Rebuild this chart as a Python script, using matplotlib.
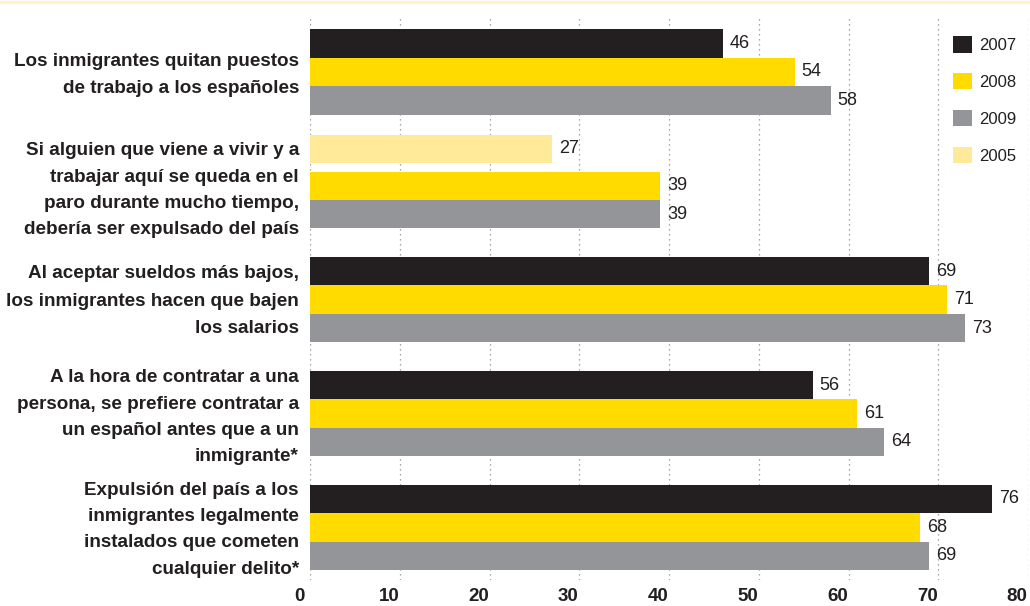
import matplotlib
matplotlib.use("Agg")
import matplotlib.pyplot as plt
from matplotlib.patches import Patch
from matplotlib.lines import Line2D
import matplotlib.transforms as mtransforms
import numpy as np

plt.rcParams['font.family'] = ['Liberation Sans', 'DejaVu Sans']

categories = [
    "Los inmigrantes quitan puestos\nde trabajo a los españoles",
    "Si alguien que viene a vivir y a\ntrabajar aquí se queda en el\nparo durante mucho tiempo,\ndebería ser expulsado del país",
    "Al aceptar sueldos más bajos,\nlos inmigrantes hacen que bajen\nlos salarios",
    "A la hora de contratar a una\npersona, se prefiere contratar a\nun español antes que a un\ninmigrante*",
    "Expulsión del país a los\ninmigrantes legalmente\ninstalados que cometen\ncualquier delito*",
]
series_names = ["2007", "2008", "2009", "2005"]
v2007 = [46, None, 69, 56, 76]
v2008 = [54, 39, 71, 61, 68]
v2009 = [58, 39, 73, 64, 69]
v2005 = [None, 27, None, None, None]
x_ticks = [0, 10, 20, 30, 40, 50, 60, 70, 80]

colors = {"2007": "#231f20", "2008": "#ffdb00", "2009": "#939598", "2005": "#feea98"}
slot = {"2007": -1.0, "2008": 0.0, "2009": 1.0, "2005": -1.3}
values = {"2007": v2007, "2008": v2008, "2009": v2009, "2005": v2005}
label_offsets = [-0.15, -0.08, -0.2, -0.1, -0.15]
text_color = "#231f20"

fig = plt.figure(figsize=(10.3, 6.06), dpi=100)
ax = fig.add_axes([310/1030, 26/606, 718/1030, 565/606])

group_step = 4.0
centers = np.arange(len(categories)) * group_step

for name in series_names:
    vals = values[name]
    for i, v in enumerate(vals):
        if v is None:
            continue
        y = centers[i] + slot[name]
        ax.barh(y, v, height=1.0, color=colors[name], zorder=3, linewidth=0)
        ax.annotate(str(v), xy=(v, y), xytext=(5, 0), textcoords="offset points",
                    va="center", ha="left", fontsize=13, color=text_color, zorder=4)

ax.set_xlim(0, 80)
ax.set_ylim(17.85, -2.0)
ax.set_xticks(x_ticks)
ax.set_xticklabels([str(t) for t in x_ticks], fontsize=13.5, fontweight="bold", color=text_color)
ax.grid(axis="x", color="#8a8a8a", linestyle=(0, (1, 3)), linewidth=0.9, zorder=0)
ax.grid(axis="y", visible=False)

ax.set_yticks(centers + np.array(label_offsets))
ax.set_yticklabels(categories, fontsize=13.6, fontweight="bold", color=text_color)
for i, lbl in enumerate(ax.get_yticklabels()):
    nlines = categories[i].count("\n") + 1
    lbl.set_linespacing(1.71 if nlines == 4 else 1.8)
ax.tick_params(axis="y", length=0, pad=8)
ax.tick_params(axis="x", length=0, pad=6)
offset = mtransforms.ScaledTranslation(-11/100, 0, fig.dpi_scale_trans)
for lbl in ax.get_xticklabels():
    lbl.set_transform(lbl.get_transform() + offset)

for s in ax.spines.values():
    s.set_visible(False)

handles = [Patch(facecolor=colors[n], edgecolor="none") for n in series_names]
fig.legend(handles, series_names, loc="upper left",
           bbox_to_anchor=(953/1030, 1 - 36/606), bbox_transform=fig.transFigure,
           frameon=False, fontsize=12, handlelength=1.15, handleheight=1.15,
           handletextpad=0.4, labelspacing=1.2, borderpad=0, borderaxespad=0,
           labelcolor=text_color)

fig.add_artist(Line2D([0, 1], [1 - 2/606, 1 - 2/606], transform=fig.transFigure,
                      color="#fff3c4", linewidth=2))

fig.savefig("out.png", dpi=100)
================================
Every line from the top of the material above through the line with "plt.rcParams['font.family'] = ['Liberation" should be duplicated exactly, please; leave out the pictures.

= Solution for this exercise =
Rebuild this chart as a Python script, using matplotlib.
import matplotlib
matplotlib.use("Agg")
import matplotlib.pyplot as plt
from matplotlib.patches import Patch
from matplotlib.lines import Line2D
import matplotlib.transforms as mtransforms
import numpy as np

plt.rcParams['font.family'] = ['Liberation Sans', 'DejaVu Sans']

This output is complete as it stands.